▶ **What needs to be done**: Keep only the lines that hold the string "size", filtering out the rest of the entries below.

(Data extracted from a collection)
****************************************

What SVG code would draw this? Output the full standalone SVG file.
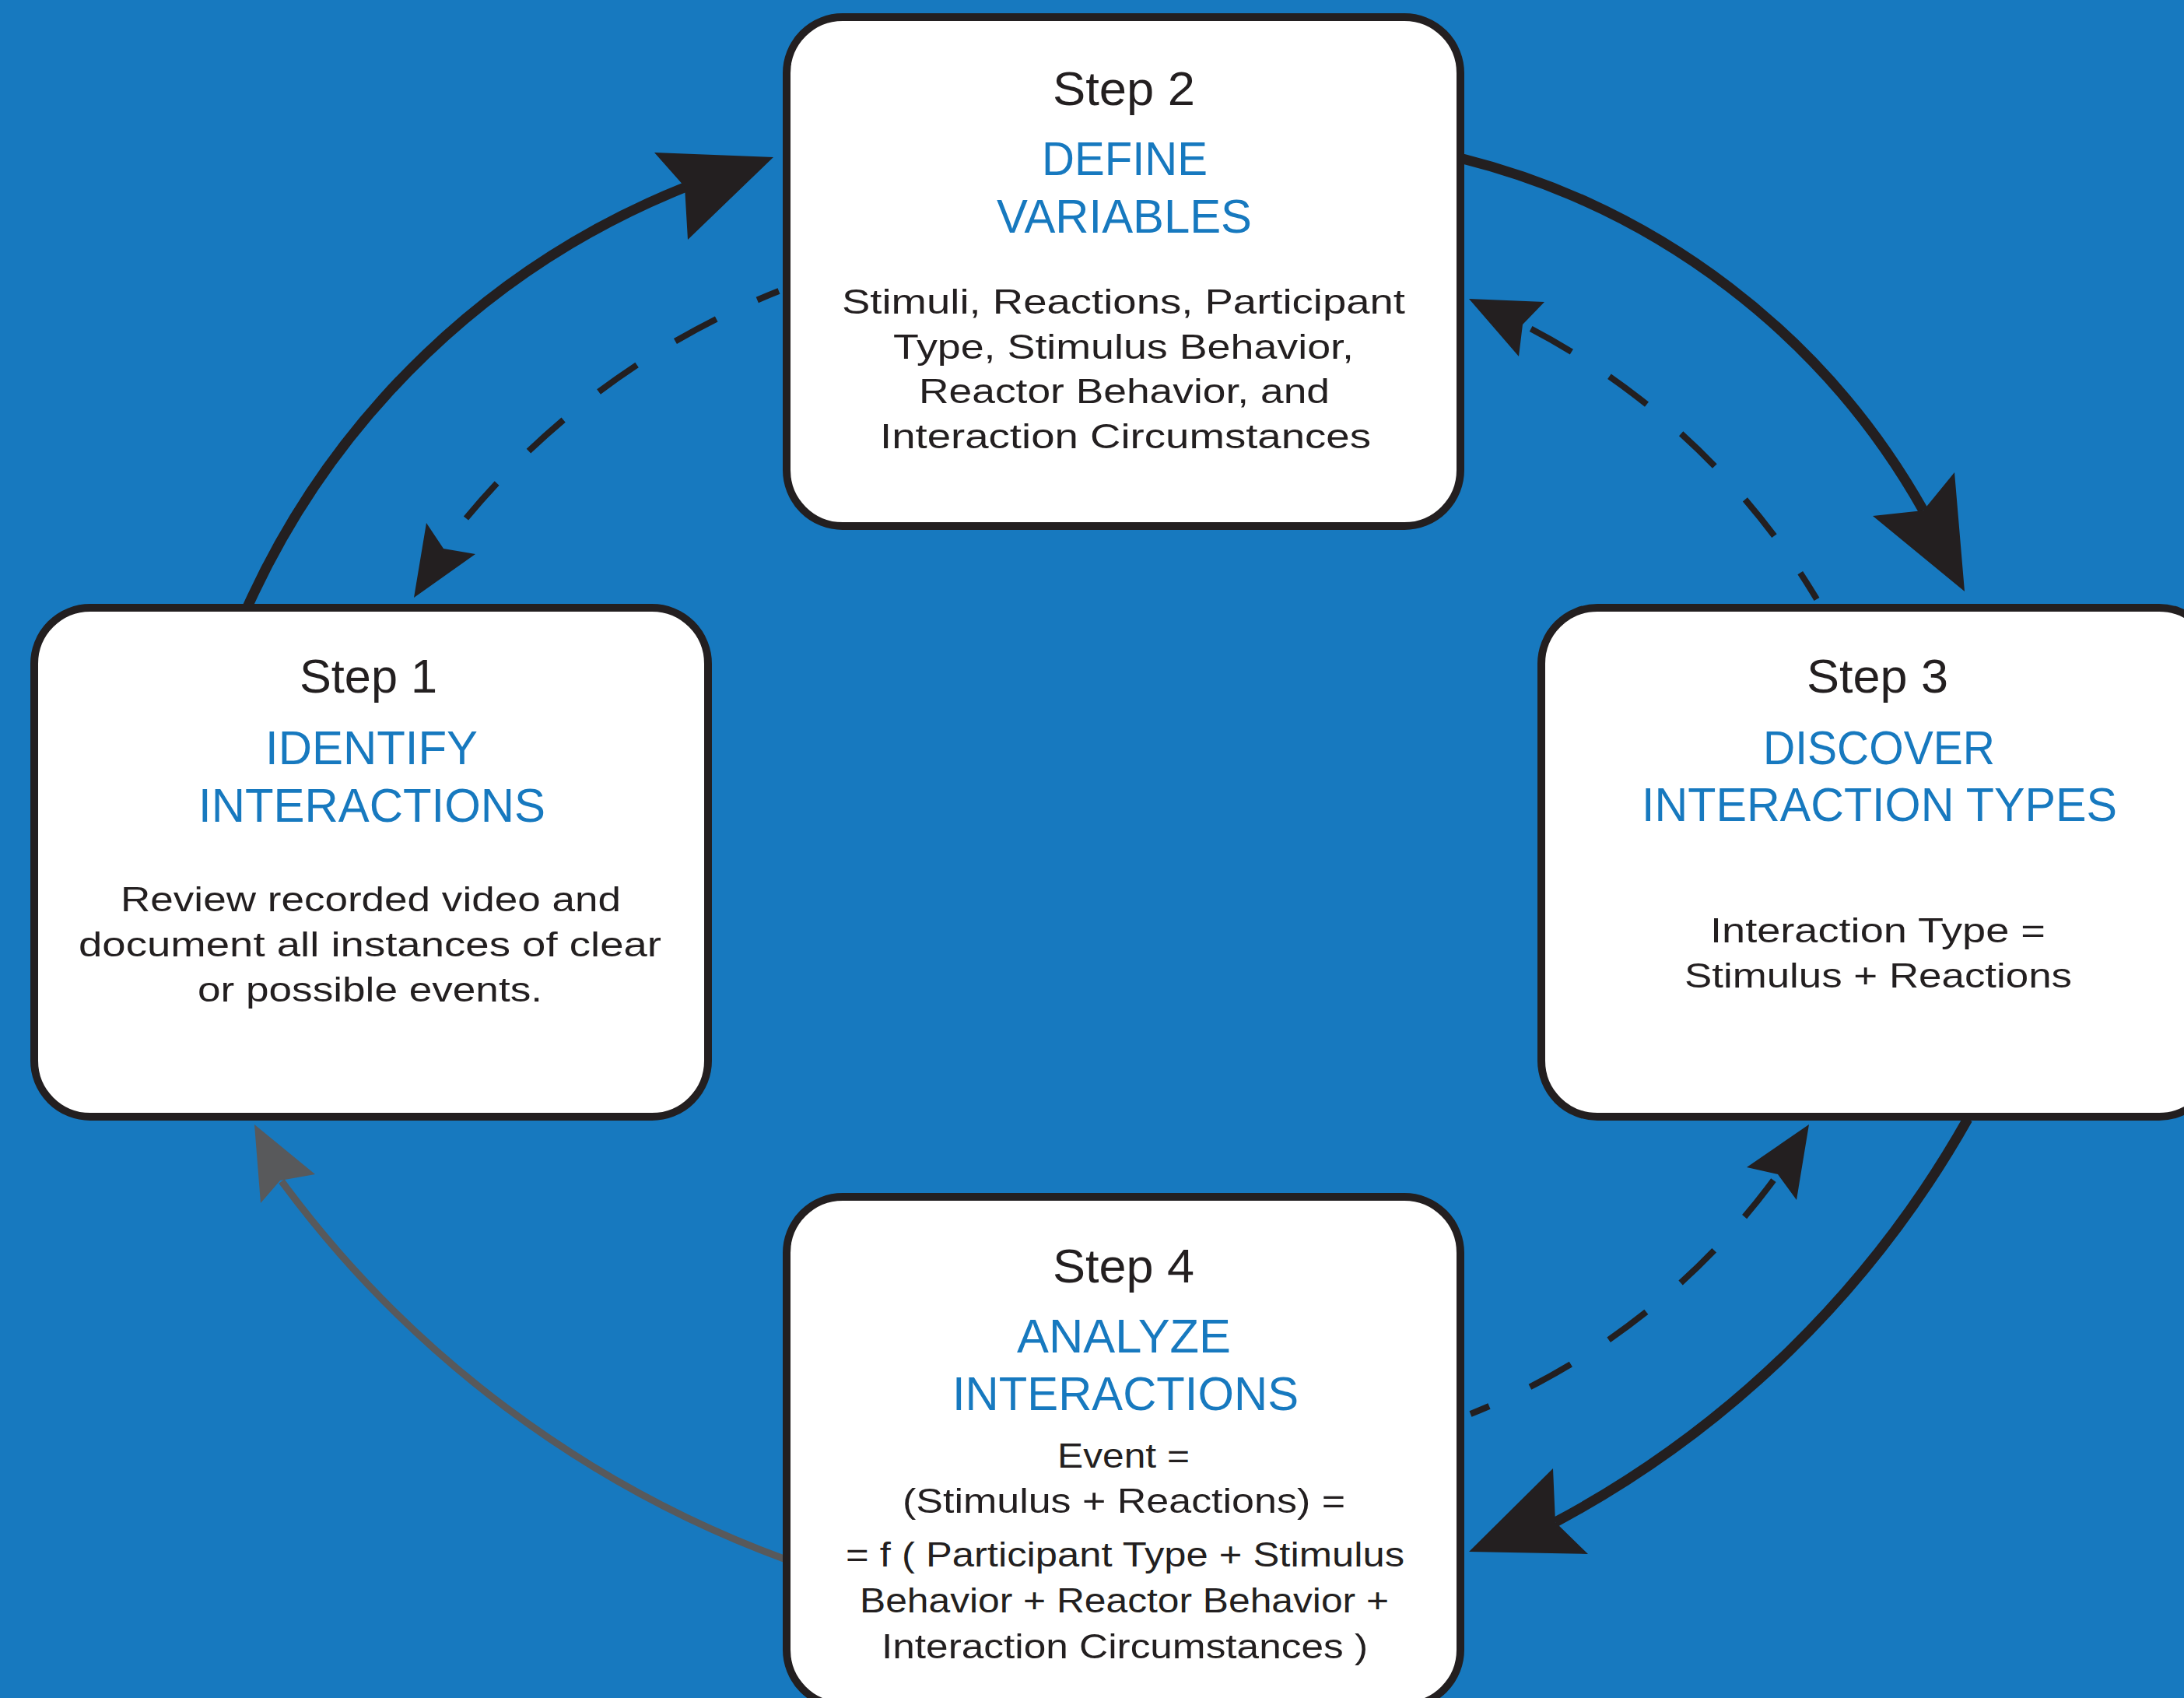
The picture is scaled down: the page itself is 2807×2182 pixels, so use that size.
<svg xmlns="http://www.w3.org/2000/svg" width="2807" height="2182" viewBox="0 0 2807 2182">
<style>
.box{fill:#ffffff;stroke:#231f20;stroke-width:10}
.solid{fill:none;stroke:#231f20;stroke-width:13}
.dash{fill:none;stroke:#231f20;stroke-width:8;stroke-dasharray:60 58}
.gray{fill:none;stroke:#58595b;stroke-width:9}
.head{fill:#231f20}
.ghead{fill:#58595b}
text{font-family:"Liberation Sans",Arial,sans-serif}
.step{font-size:61px;fill:#231f20}
.title{font-size:61px;fill:#1779bf}
.body{font-size:45px;fill:#231f20}
</style>
<rect x="0" y="0" width="2807" height="2182" fill="#1779bf"/>
<g id="connectors">
  <!-- Step1 -> Step2 solid -->
  <path class="solid" d="M318,780 A1041,1041 0 0 1 882,240"/>
  <polygon class="head" points="994,202 841,196 880,240 884,308"/>
  <!-- Step2 -> Step1 dashed -->
  <path class="dash" style="stroke-dashoffset:30" d="M1001,374 A1001,1001 0 0 0 572,700"/>
  <polygon class="head" points="532,768 548,672 570,705 611,712"/>
  <!-- Step2 -> Step3 solid -->
  <path class="solid" d="M1880,204 A944,944 0 0 1 2472,656"/>
  <polygon class="head" points="2525,760 2407,663 2472,656 2512,607"/>
  <!-- Step3 -> Step2 dashed -->
  <path class="dash" style="stroke-dashoffset:20" d="M2335,770 A932,932 0 0 0 1957,417"/>
  <polygon class="head" points="1888,384 1985,388 1957,417 1952,458"/>
  <!-- Step3 -> Step4 solid -->
  <path class="solid" d="M2529,1438 A1325,1325 0 0 1 1999,1956"/>
  <polygon class="head" points="1888,1994 1996,1887 1999,1956 2041,1997"/>
  <!-- Step4 -> Step3 dashed -->
  <path class="dash" style="stroke-dashoffset:34" d="M1890,1817 A899,899 0 0 0 2285,1509"/>
  <polygon class="head" points="2325,1445 2245,1500 2285,1509 2309,1542"/>
  <!-- Step4 -> Step1 gray -->
  <path class="gray" d="M1010,2004 A1405,1405 0 0 1 362,1518"/>
  <polygon class="ghead" points="327,1445 405,1509 360,1517 335,1546"/>
</g>
<g id="step1">
  <rect class="box" x="44" y="781" width="866" height="654" rx="72" ry="72"/>
  <text class="step" x="385" y="890" textLength="177" lengthAdjust="spacingAndGlyphs">Step 1</text>
  <text class="title" x="341" y="982" textLength="273" lengthAdjust="spacingAndGlyphs">IDENTIFY</text>
  <text class="title" x="255" y="1056" textLength="446" lengthAdjust="spacingAndGlyphs">INTERACTIONS</text>
  <text class="body" x="155" y="1171" textLength="643" lengthAdjust="spacingAndGlyphs">Review recorded video and</text>
  <text class="body" x="101" y="1229" textLength="749" lengthAdjust="spacingAndGlyphs">document all instances of clear</text>
  <text class="body" x="254" y="1287" textLength="443" lengthAdjust="spacingAndGlyphs">or possible events.</text>
</g>
<g id="step2">
  <rect class="box" x="1011" y="22" width="866" height="654" rx="72" ry="72"/>
  <text class="step" x="1353" y="135" textLength="183" lengthAdjust="spacingAndGlyphs">Step 2</text>
  <text class="title" x="1339" y="225" textLength="213" lengthAdjust="spacingAndGlyphs">DEFINE</text>
  <text class="title" x="1281" y="299" textLength="328" lengthAdjust="spacingAndGlyphs">VARIABLES</text>
  <text class="body" x="1082" y="403" textLength="724" lengthAdjust="spacingAndGlyphs">Stimuli, Reactions, Participant</text>
  <text class="body" x="1148" y="461" textLength="592" lengthAdjust="spacingAndGlyphs">Type, Stimulus Behavior,</text>
  <text class="body" x="1181" y="518" textLength="528" lengthAdjust="spacingAndGlyphs">Reactor Behavior, and</text>
  <text class="body" x="1131" y="576" textLength="631" lengthAdjust="spacingAndGlyphs">Interaction Circumstances</text>
</g>
<g id="step3">
  <rect class="box" x="1981" y="781" width="866" height="654" rx="72" ry="72"/>
  <text class="step" x="2322" y="890" textLength="182" lengthAdjust="spacingAndGlyphs">Step 3</text>
  <text class="title" x="2266" y="982" textLength="298" lengthAdjust="spacingAndGlyphs">DISCOVER</text>
  <text class="title" x="2110" y="1055" textLength="611" lengthAdjust="spacingAndGlyphs">INTERACTION TYPES</text>
  <text class="body" x="2198" y="1211" textLength="431" lengthAdjust="spacingAndGlyphs">Interaction Type =</text>
  <text class="body" x="2165" y="1269" textLength="498" lengthAdjust="spacingAndGlyphs">Stimulus + Reactions</text>
</g>
<g id="step4">
  <rect class="box" x="1011" y="1538" width="866" height="654" rx="72" ry="72"/>
  <text class="step" x="1353" y="1648" textLength="182" lengthAdjust="spacingAndGlyphs">Step 4</text>
  <text class="title" x="1307" y="1738" textLength="275" lengthAdjust="spacingAndGlyphs">ANALYZE</text>
  <text class="title" x="1224" y="1812" textLength="445" lengthAdjust="spacingAndGlyphs">INTERACTIONS</text>
  <text class="body" x="1359" y="1886" textLength="170" lengthAdjust="spacingAndGlyphs">Event =</text>
  <text class="body" x="1160" y="1944" textLength="569" lengthAdjust="spacingAndGlyphs">(Stimulus + Reactions) =</text>
  <text class="body" x="1087" y="2013" textLength="718" lengthAdjust="spacingAndGlyphs">= f ( Participant Type + Stimulus</text>
  <text class="body" x="1105" y="2072" textLength="680" lengthAdjust="spacingAndGlyphs">Behavior + Reactor Behavior +</text>
  <text class="body" x="1133" y="2131" textLength="625" lengthAdjust="spacingAndGlyphs">Interaction Circumstances )</text>
</g>
</svg>
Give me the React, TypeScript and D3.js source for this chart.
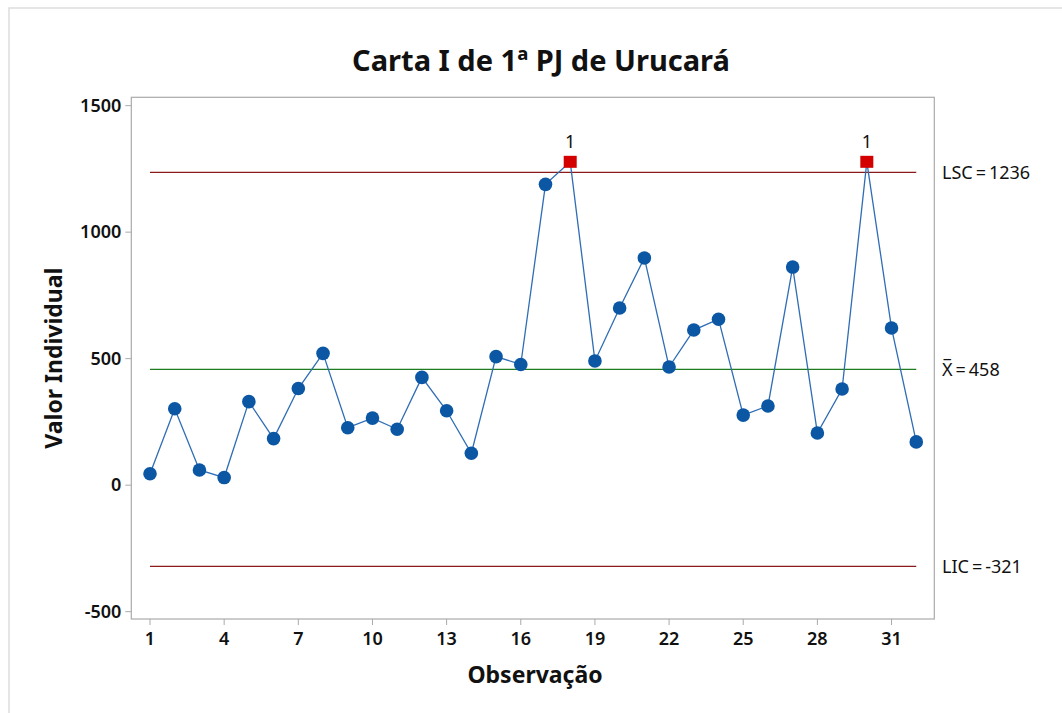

****************************************

▶ **The output**:
The picture is scaled down: the page itself is 2807×2182 pixels, so use that size.
.step{font-size:61px;fill:#231f20}
.title{font-size:61px;fill:#1779bf}
.body{font-size:45px;fill:#231f20}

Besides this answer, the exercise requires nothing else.